2 nights, 2 fails and they say it comes in 3’s. Think I’ll stay off here tomorrow night! :see_no_evil::rofl:


Thank you very much all for your invaluable guidance and for taking the time to write your replies. Turns out 30 minutes after I posted this I found out that im most likely being let go from my job and will need to withdraw to cover the unforseen that lies ahead. I was slowly building an emergency fund (should have done this beforehand) but alas, it will not be enough. Thank you once again and I hope you are all keeping well during these turbulent times.

Sorry to hear this…i wish you all the best !

Quickly to your portfolio i think you have far too many baskets which are overlapping.
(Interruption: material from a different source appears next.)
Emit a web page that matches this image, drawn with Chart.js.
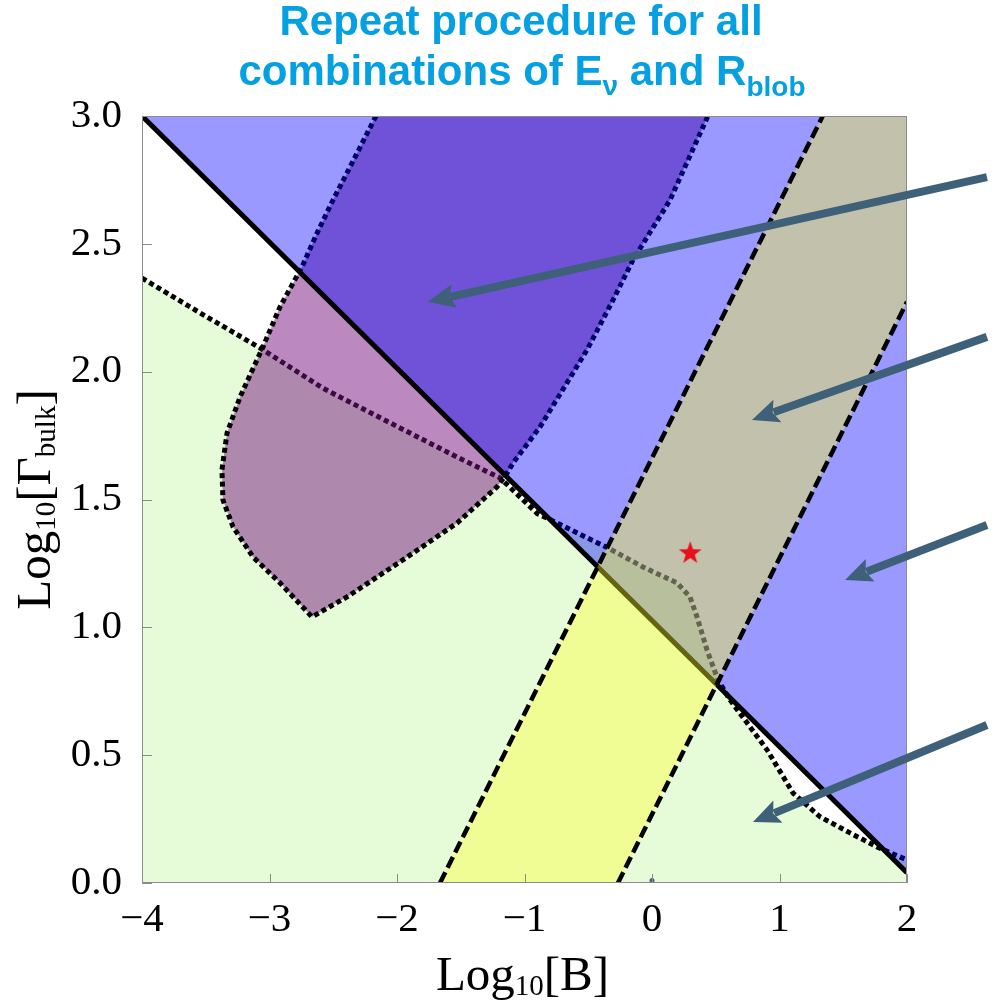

If you are backtracking your portfolio against the S&P500 i believe you find that you would have been beaten by the S&P500…Since you have a long investment horizon, i would go with 2 or 3 ETF’s at this stage…for example

FTSE all world

or a combo of

MSCI World and MSCI emerging markets

or a more risky approach

S&P500 and NASDAQ100 plus an emerging Market ETF

The last one would be my choice if i would have such a long horizon ahead.


That’s awful. Best of luck with what’s to come.

Hopefully you can keep reading and powering yourself with knowledge and when the times right again you’ll come back stronger :muscle:t2: ready to take on your portfolio.